Dante's Hell is certainly an interesting place. Unlike contemporary depictions, it's not one giant fire surrounded by walls made up of sluiced off nipples and knobs. It's more classically depicted than that, appearing more like something from Greek myth. The Hell in Inferno is a cavern with man-made(?)/demon-made(?) super-structures. The layout of Hell itself largely consists of 9 maze-like concentric circles. Hell also has massive lakes, and supercities such a Dis (aka E3M8).
Each circle of Hell is devoted to a specific sin: Limbo, Lust, Gluttony, Greed, Wrath, Heresy, Violence, Fraud, and Treachery. The sinners on each circle are forced to endure contrapasso punishments. This means to 'suffer the opposite'. Let's be honest: anyone reading Inferno in 2018 is probably doing so because of its reputation for depicting brutal cosmic justice. I doubt there is anyone alive who cares about central Italy's political struggle between the Guelphs and Ghibellines in the Middle Ages.
In the former case, Inferno does not disappoint. There're gluttonous individuals forever destined to exist in a fetid lake of shit and putrid slush, assailed by a stinking icy rain and torn to shreds by the ravenous 3-headed demon dog, Cerberus. In one circle war-makers are forced into a lake of boiling blood, and savagely attacked by demons if they attempt to leave. Victims of suicide are transformed into trees which are torn at and eaten by Harpies; thieves are forced into some The Thing style body horror situation with snakes; and the sowers of discord (including Muhammad, founder of Islam) are hacked up by a massive sword wielding demon - cursed to drag their ruined bodies through the feculent pit, only to be sliced up again once they heal.
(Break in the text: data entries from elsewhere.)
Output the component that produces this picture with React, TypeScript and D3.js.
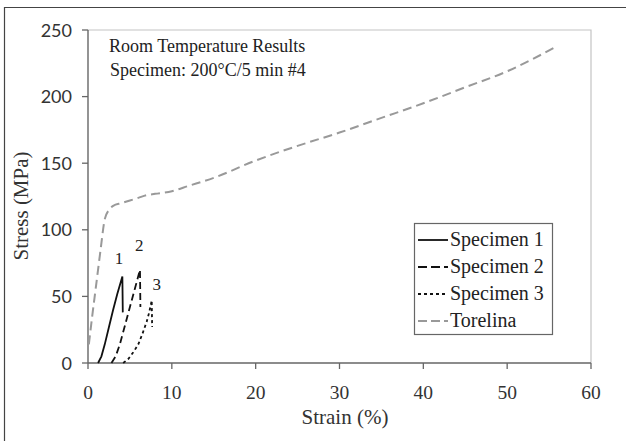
import React from "react";
import * as d3 from "d3";

const xTicks = [0, 10, 20, 30, 40, 50, 60];
const yTicks = [0, 50, 100, 150, 200, 250];

const torelinaStrain = [0.1, 0.5, 1.0, 1.5, 2.0, 2.5, 3, 4, 5, 6, 7, 8, 10, 12, 15, 20, 25, 30, 35, 40, 45, 50, 56];
const torelinaStress = [14, 35, 60, 85, 108, 115, 118, 120, 122, 124, 126, 127, 129, 133, 139, 152, 163, 173, 184, 195, 207, 219, 238];

const spec1Strain = [1.2, 1.6, 2.0, 2.5, 3.0, 3.5, 4.1, 4.15];
const spec1Stress = [0, 5, 14, 27, 40, 52, 65, 38];

const spec2Strain = [2.8, 3.3, 3.8, 4.4, 5.0, 5.6, 6.2, 6.25];
const spec2Stress = [0, 5, 14, 28, 42, 56, 70, 42];

const spec3Strain = [4.2, 4.8, 5.4, 6.0, 6.5, 7.0, 7.3, 7.6, 7.65];
const spec3Stress = [0, 3, 8, 14, 22, 31, 38, 47, 27];

const seriesNames = ["Specimen 1", "Specimen 2", "Specimen 3", "Torelina"];
const curveLabels = ["1", "2", "3"];
const curveLabelPos = [[3.7, 74], [6.1, 84], [8.2, 55]];

const serif = "'Liberation Serif', 'Times New Roman', serif";
const sans = "Lato, 'Open Sans', sans-serif";

export default function App() {
  const W = 626, H = 441;
  const x = d3.scaleLinear().domain([0, 60]).range([88, 591]);
  const y = d3.scaleLinear().domain([0, 250]).range([363, 30]);

  const mk = (xs: number[], ys: number[]) => xs.map((v, i) => [v, ys[i]] as [number, number]);
  const lin = d3.line<[number, number]>().x(d => x(d[0])).y(d => y(d[1]));
  const smooth = d3.line<[number, number]>().x(d => x(d[0])).y(d => y(d[1])).curve(d3.curveMonotoneX);

  const styles = [
    { stroke: "#111", dash: "none", w: 1.8 },
    { stroke: "#111", dash: "7,4", w: 1.8 },
    { stroke: "#111", dash: "3,3", w: 1.8 },
    { stroke: "#999", dash: "9,5", w: 2 },
  ];

  const specs = [mk(spec1Strain, spec1Stress), mk(spec2Strain, spec2Stress), mk(spec3Strain, spec3Stress)];
  const tor = mk(torelinaStrain, torelinaStress);

  const legX = 414, legY = 223, legW = 138, legH = 111;
  const rowY = [240, 267, 294, 321];

  return (
    <svg width={W} height={H} style={{ position: "absolute", left: 0, top: 0, background: "#fff" }}>
      <rect x={0} y={0} width={W} height={H} fill="#fff" />
      <path d={`M4.5,${H} V7.5 H${W}`} fill="none" stroke="#444" strokeWidth={1.2} />
      <path d={`M${x(0)},${y(250)} H${x(60)} V${y(0)}`} fill="none" stroke="#c4c4c4" strokeWidth={1.2} />
      <line x1={x(0)} x2={x(0)} y1={y(0)} y2={y(250)} stroke="#666" strokeWidth={1.4} />
      <line x1={x(0)} x2={x(60)} y1={y(0)} y2={y(0)} stroke="#666" strokeWidth={1.4} />
      {yTicks.map(t => (
        <g key={"y" + t}>
          <line x1={x(0) - 6} x2={x(0)} y1={y(t)} y2={y(t)} stroke="#666" strokeWidth={1.3} />
          <text x={72} y={y(t) + 6.5} textAnchor="end" fontFamily={sans} fontSize={18} fill="#333">{t}</text>
        </g>
      ))}
      {xTicks.map(t => (
        <g key={"x" + t}>
          <line x1={x(t)} x2={x(t)} y1={y(0)} y2={y(0) + 6} stroke="#666" strokeWidth={1.3} />
          <text x={x(t)} y={399} textAnchor="middle" fontFamily={serif} fontSize={19.5} fill="#333">{t}</text>
        </g>
      ))}
      <text x={345} y={424} textAnchor="middle" fontFamily={serif} fontSize={21} fill="#333">Strain (%)</text>
      <text transform={`translate(28,206) rotate(-90)`} textAnchor="middle" fontFamily={serif} fontSize={21} fill="#333">Stress (MPa)</text>

      <text x={109} y={52} fontFamily={serif} fontSize={18} fill="#222">Room Temperature Results</text>
      <text x={110} y={76} fontFamily={serif} fontSize={18} fill="#222">Specimen: 200°C/5 min #4</text>

      <path d={smooth(tor) || ""} fill="none" stroke={styles[3].stroke} strokeWidth={styles[3].w} strokeDasharray={styles[3].dash} />
      {specs.map((s, i) => (
        <path key={"s" + i} d={lin(s) || ""} fill="none" stroke={styles[i].stroke} strokeWidth={styles[i].w} strokeDasharray={styles[i].dash} />
      ))}
      {curveLabels.map((l, i) => (
        <text key={"l" + i} x={x(curveLabelPos[i][0])} y={y(curveLabelPos[i][1])} textAnchor="middle" fontFamily={serif} fontSize={17} fill="#222">{l}</text>
      ))}

      <rect x={legX + 0.5} y={legY + 0.5} width={legW} height={legH} fill="#fff" stroke="#666" strokeWidth={1.2} />
      {seriesNames.map((n, i) => (
        <g key={"lg" + i}>
          <line x1={418} x2={448} y1={rowY[i]} y2={rowY[i]} stroke={styles[i].stroke} strokeWidth={styles[i].w} strokeDasharray={i === 0 ? "none" : i === 2 ? "3,3" : "9,4"} />
          <text x={450} y={rowY[i] + 6} fontFamily={serif} fontSize={20} fill="#222">{n}</text>
        </g>
      ))}
    </svg>
  );
}
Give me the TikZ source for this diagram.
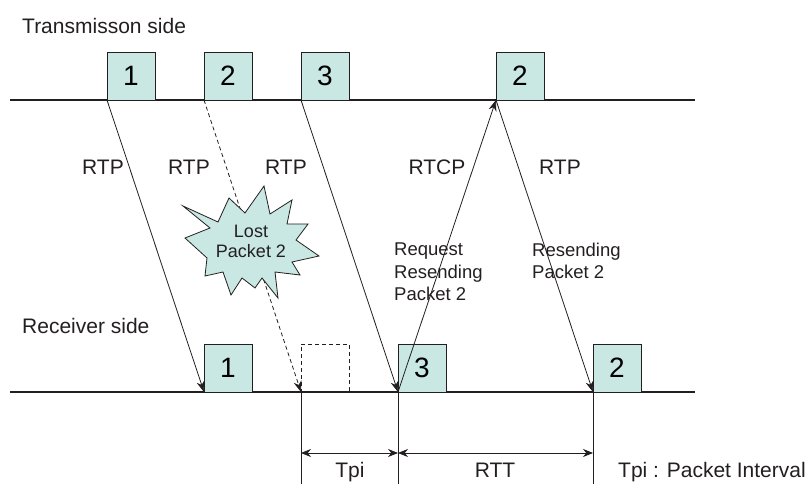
\documentclass[tikz,border=0pt]{standalone}
\usepackage{fontspec}
\setmainfont{Liberation Sans}
\usetikzlibrary{positioning,calc,arrows.meta}
\definecolor{pktfill}{HTML}{C9E7E3}
\definecolor{pktline}{HTML}{231F20}

\begin{document}
\begin{tikzpicture}[x=1pt, y=-1pt,
  pkt/.style={draw=pktline, fill=pktfill, line width=0.9pt, minimum size=48pt,
              inner sep=0pt, outer sep=0pt, anchor=south west,
              font=\fontsize{28}{30}\selectfont},
  lbl/.style={font=\fontsize{21}{24}\selectfont, text=pktline, inner sep=0pt},
  note/.style={font=\fontsize{18.5}{22.5}\selectfont, text=pktline, align=left,
               inner sep=0pt, anchor=base west},
  burstline/.style={draw=pktline, fill=pktfill, line width=0.8pt, line join=miter},
  msg/.style={-{Stealth[length=11pt, width=8pt]}, line width=0.8pt, draw=pktline},
  dim/.style={{Stealth[length=10pt, width=8pt]}-{Stealth[length=10pt, width=8pt]},
              line width=0.8pt, draw=pktline},
]
\useasboundingbox (0,0) rectangle (807,484);

\def\ytx{100}  % transmitter time line
\def\yrx{392}  % receiver time line
\def\ydim{453} % dimension arrows
\def\ylow{484} % foot of the drop lines

% --- time lines
\coordinate (txL) at (10,\ytx);  \coordinate (txR) at (695,\ytx);
\coordinate (rxL) at (10,\yrx);  \coordinate (rxR) at (695,\yrx);
\draw[pktline, line width=1.1pt] (txL) -- (txR);
\draw[pktline, line width=1.1pt] (rxL) -- (rxR);

\node[lbl, anchor=base west] (txname) at (22,34) {Transmisson side};
\node[lbl, anchor=base west] (rxname) at (22,333) {Receiver side};

% --- packets sent and received
\foreach \name/\xx/\num in {t1/107/1, t2/204/2, t3/301/3, t4/496/2} {
  \node[pkt] (\name) at (\xx,\ytx) {\num};
}
\foreach \name/\xx/\num in {r1/204/1, r3/398/3, r4/593/2} {
  \node[pkt] (\name) at (\xx,\yrx) {\num};
}
\node[pkt, fill=none, dashed, dash pattern=on 4pt off 3pt] (rlost) at (301,\yrx) {};

% --- messages
\draw[msg] (t1.south west) -- (r1.south west);
\draw[msg, dash pattern=on 4pt off 3pt] (t2.south west) -- (rlost.south west);
\draw[msg] (t3.south west) -- (r3.south west);
\draw[msg] (r3.south west) -- (t4.south west);
\draw[msg] (t4.south west) -- (r4.south west);

\foreach \name/\xx/\txt in {m1/103/RTP, m2/189/RTP, m3/286/RTP, m4/437/RTCP, m5/560/RTP} {
  \node[lbl, anchor=base] (\name) at (\xx,175) {\txt};
}

% lost packet burst (covers the dashed message): tip, notch, tip, notch ...
\draw[burstline] plot coordinates {
  (183,206) (218,222) (229,198) (245,213) (264,186) (270,214)
  (292,200) (287,224) (308,224) (296,240) (319,256) (292,262)
  (300,275) (275,272) (278,298) (262,278) (255,288) (242,278)
  (231,295) (223,272) (205,276) (207,258) (185,238) (210,228)
} -- cycle;
\node[font=\fontsize{18}{20}\selectfont, text=pktline, align=center,
      inner sep=0pt, anchor=base] (burst) at (251,258) {Lost\\Packet 2};

% multi-line notes sit on the baseline of their last line
\node[note] (reqnote) at (394,301) {Request\\Resending\\Packet 2};
\node[note] (resnote) at (532,279) {Resending\\Packet 2};

% --- intervals
\coordinate (dTa) at (301,\ylow);
\coordinate (dTb) at (398,\ylow);
\coordinate (dTc) at (593,\ylow);
\draw[pktline, line width=0.8pt] (rlost.south west) -- (dTa);
\draw[pktline, line width=0.8pt] (r3.south west) -- (dTb);
\draw[pktline, line width=0.8pt] (r4.south west) -- (dTc);

\coordinate (ha) at (301,\ydim);
\coordinate (hb) at (398,\ydim);
\coordinate (hc) at (593,\ydim);
\draw[dim] (ha) -- (hb);
\draw[dim] (hb) -- (hc);

\node[lbl, anchor=base] (tpi) at (350,477) {Tpi};
\node[lbl, anchor=base] (rtt) at (495,477) {RTT};
\node[lbl, anchor=base west] (legend) at (618,477) {Tpi : Packet Interval};
\end{tikzpicture}
\end{document}
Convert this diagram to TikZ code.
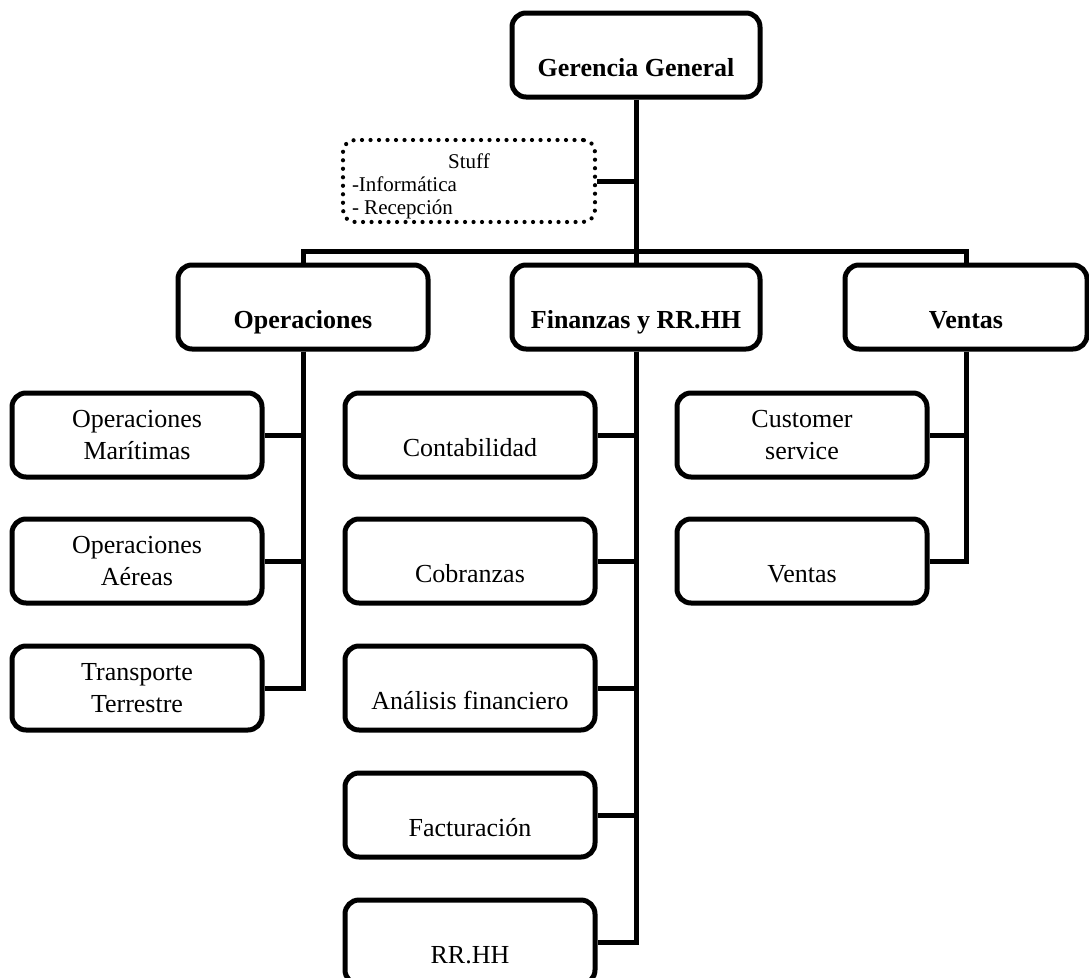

There are a few duff punishments, however. I think the biggest disappointment is the whole lust circle. The victims here are forced to be perpetually blown (heh) around in a tempestuous wind. An obvious allegory for uncontrollable passion, sure. But Dante should have just gone the full hog. He was already in exile after all, and spent the rest of his poem slating his political enemies. What did he have to lose? Just plonk in a few demons with megacocks and let them go all Sodom and Gomorrah on the Pope. Hieronymus Bosch style.